Development of a Functional RNA-Identifying Computational Pipeline and its Application to SARS-CoV-2
Open Access
Author:
Forstmeier, Peter
Area of Honors:
Biochemistry and Molecular Biology
Degree:
Bachelor of Science
Document Type:
Thesis
Thesis Supervisors:
Philip C Bevilacqua, Thesis Supervisor Teh-Hui Kao, Thesis Honors Advisor
Keywords:
SARS-CoV-2 RNA pseudoknots SNPs RNA structure conservation frameshifting element FSE
Abstract:
SARS-CoV-2, the virus that causes COVID-19, is a positive-sense RNA virus with a known regulatory functional RNA structure – structures which have a strong secondary structure and typically a pseudoknot. The functional RNA found in SARS-CoV-2 is the frameshifting element (FSE), which promotes (–1) ribosomal frameshifting. Because they are functional, such RNAs are therapeutic targets and can potentially be disrupted by small molecules or antisense oligonucleotides. Identification of novel functional RNAs in SARS-CoV-2 could open new therapeutic routes. Here we introduce the Functional RNA Identification (FRID) pipeline to identify putative functional RNAs. The guiding principle of the pipeline is that functional RNAs will experience high conservation of sequence, secondary structure, and pseudoknots in the presence of single nucleotide polymorphisms (SNPs) to maintain function.

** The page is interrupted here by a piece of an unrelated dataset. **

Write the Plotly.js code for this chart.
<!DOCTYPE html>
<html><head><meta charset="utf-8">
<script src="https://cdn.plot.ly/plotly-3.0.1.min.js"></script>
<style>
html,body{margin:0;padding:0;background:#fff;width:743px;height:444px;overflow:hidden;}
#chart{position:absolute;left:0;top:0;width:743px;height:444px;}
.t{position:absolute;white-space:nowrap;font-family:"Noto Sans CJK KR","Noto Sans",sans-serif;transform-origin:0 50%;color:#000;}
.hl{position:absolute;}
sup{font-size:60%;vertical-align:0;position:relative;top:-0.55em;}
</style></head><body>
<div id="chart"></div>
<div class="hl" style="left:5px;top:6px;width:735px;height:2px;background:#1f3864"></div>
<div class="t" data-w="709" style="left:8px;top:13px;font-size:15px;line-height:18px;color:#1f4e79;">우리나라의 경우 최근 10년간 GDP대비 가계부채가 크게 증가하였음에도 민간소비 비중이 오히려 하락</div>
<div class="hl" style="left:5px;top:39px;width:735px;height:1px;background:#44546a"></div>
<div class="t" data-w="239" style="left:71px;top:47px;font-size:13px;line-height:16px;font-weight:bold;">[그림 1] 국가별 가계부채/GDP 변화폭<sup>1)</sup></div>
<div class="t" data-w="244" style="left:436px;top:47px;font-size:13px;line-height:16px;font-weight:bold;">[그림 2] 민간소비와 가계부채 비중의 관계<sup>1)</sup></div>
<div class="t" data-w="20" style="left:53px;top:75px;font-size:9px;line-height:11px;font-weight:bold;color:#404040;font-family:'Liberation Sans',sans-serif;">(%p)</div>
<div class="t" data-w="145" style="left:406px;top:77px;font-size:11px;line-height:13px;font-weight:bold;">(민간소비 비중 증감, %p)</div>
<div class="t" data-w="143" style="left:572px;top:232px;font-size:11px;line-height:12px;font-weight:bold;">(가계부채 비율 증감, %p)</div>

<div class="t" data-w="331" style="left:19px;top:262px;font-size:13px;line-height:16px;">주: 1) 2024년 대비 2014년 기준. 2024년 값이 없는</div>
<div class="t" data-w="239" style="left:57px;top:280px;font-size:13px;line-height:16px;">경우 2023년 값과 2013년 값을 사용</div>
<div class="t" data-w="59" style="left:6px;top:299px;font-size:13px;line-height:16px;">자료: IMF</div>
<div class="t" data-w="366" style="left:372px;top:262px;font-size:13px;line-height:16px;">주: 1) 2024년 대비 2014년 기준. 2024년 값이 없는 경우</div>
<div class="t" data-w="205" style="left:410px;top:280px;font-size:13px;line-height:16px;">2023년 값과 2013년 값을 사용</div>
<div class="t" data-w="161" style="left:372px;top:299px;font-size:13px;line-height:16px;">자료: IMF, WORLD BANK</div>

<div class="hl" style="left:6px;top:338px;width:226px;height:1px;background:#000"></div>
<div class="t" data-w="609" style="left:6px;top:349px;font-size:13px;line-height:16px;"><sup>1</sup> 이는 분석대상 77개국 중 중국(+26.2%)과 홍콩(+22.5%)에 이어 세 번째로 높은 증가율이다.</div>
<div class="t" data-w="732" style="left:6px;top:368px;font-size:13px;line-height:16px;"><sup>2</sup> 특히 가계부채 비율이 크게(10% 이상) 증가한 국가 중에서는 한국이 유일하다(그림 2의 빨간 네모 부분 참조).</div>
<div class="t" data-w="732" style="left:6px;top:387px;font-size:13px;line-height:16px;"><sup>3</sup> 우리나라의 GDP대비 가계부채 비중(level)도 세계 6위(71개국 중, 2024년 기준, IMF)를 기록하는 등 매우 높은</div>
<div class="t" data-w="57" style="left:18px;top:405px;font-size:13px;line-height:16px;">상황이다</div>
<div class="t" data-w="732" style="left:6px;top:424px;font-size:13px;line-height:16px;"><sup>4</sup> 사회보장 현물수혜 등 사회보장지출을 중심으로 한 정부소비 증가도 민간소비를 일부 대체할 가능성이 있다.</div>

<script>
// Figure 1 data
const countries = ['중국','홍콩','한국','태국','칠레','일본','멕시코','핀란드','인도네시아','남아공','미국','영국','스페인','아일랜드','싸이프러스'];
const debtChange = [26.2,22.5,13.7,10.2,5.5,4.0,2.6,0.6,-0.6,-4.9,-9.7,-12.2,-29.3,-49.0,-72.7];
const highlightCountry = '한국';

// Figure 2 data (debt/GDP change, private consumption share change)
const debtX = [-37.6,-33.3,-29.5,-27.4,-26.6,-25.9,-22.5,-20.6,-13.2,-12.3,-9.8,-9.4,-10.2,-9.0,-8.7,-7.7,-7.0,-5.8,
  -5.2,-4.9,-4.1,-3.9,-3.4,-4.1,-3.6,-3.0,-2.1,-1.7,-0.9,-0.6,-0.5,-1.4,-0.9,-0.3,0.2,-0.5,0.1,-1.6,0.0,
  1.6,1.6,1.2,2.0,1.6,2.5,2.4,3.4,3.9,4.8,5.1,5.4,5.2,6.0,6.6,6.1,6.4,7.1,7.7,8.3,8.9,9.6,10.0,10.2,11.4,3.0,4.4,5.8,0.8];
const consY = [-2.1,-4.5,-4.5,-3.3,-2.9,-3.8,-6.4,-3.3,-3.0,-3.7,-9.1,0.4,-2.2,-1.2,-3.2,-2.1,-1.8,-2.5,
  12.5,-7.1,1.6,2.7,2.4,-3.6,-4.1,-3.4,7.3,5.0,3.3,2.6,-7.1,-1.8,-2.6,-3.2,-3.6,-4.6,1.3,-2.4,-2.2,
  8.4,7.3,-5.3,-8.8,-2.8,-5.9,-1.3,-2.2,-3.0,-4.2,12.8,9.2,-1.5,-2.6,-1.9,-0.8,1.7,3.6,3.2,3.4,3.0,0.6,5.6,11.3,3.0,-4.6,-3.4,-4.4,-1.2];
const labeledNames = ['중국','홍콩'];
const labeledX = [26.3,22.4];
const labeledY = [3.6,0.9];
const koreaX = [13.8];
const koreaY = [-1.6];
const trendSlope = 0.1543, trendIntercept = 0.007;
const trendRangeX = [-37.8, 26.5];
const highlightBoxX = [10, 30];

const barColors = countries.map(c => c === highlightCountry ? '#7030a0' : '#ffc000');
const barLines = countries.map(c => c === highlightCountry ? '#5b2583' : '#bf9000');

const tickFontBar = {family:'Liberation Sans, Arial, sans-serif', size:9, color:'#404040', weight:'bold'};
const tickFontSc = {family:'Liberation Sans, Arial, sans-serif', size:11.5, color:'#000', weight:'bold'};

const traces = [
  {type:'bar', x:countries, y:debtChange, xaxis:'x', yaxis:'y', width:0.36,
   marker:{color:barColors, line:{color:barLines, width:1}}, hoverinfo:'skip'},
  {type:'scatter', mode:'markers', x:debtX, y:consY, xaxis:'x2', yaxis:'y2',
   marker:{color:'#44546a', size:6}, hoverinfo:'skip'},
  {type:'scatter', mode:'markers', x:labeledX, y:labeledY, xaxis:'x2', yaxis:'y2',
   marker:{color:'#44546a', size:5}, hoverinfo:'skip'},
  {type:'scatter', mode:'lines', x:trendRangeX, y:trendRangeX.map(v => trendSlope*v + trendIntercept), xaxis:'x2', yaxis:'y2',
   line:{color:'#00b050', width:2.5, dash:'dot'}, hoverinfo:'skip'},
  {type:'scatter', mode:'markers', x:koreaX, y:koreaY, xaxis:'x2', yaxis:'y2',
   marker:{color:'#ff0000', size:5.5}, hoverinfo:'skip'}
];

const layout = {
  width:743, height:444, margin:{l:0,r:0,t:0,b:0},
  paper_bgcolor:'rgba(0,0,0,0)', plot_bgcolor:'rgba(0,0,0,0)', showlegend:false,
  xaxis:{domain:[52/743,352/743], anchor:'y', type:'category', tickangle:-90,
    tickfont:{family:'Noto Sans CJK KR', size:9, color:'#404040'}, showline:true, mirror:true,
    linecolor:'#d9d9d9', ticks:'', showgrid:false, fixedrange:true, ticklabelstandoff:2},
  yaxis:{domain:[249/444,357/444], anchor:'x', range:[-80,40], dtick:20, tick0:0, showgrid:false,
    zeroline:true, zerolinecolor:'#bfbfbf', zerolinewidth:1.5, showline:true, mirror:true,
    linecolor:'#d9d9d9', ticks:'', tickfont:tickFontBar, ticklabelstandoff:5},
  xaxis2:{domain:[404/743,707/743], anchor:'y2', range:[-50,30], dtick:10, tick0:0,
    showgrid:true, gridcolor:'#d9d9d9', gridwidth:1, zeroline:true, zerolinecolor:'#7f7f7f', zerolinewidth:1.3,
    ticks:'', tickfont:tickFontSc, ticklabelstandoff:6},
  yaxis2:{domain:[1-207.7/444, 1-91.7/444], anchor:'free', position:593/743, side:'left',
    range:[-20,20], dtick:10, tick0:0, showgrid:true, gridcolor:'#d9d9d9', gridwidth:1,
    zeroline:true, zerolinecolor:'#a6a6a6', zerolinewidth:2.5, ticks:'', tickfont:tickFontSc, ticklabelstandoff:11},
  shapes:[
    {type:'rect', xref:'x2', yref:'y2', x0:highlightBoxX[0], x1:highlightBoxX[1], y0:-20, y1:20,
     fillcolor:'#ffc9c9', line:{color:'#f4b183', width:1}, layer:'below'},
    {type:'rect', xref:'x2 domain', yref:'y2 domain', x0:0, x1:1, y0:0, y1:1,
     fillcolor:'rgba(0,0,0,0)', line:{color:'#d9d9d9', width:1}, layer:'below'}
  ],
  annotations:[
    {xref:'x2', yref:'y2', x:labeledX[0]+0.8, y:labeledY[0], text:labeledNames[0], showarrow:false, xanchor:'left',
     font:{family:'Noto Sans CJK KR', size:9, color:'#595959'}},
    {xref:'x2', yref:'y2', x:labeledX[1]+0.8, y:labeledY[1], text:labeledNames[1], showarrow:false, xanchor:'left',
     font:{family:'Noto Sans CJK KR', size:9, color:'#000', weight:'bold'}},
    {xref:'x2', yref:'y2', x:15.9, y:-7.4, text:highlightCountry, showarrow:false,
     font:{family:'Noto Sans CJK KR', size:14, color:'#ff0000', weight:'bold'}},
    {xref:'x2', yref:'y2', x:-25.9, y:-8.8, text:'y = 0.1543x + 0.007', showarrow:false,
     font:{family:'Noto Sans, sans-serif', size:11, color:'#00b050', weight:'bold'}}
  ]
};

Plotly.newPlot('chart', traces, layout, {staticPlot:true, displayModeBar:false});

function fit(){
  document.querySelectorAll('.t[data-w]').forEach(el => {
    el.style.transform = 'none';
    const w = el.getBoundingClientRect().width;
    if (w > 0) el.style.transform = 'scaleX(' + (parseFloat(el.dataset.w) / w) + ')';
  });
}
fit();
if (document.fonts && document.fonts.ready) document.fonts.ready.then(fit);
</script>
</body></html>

Using the FRID pipeline, thousands of viral genomic isolates were analyzed to assess the presence and conservation levels of putative functional RNAs in SARS-CoV-2. We found seven candidate functional RNAs with this method along with several structural mutations in the FSE. In addition to SARS-CoV-2, the FRID pipeline is broadly applicable and can be applied to RNA genomes or transcriptomes from other organisms.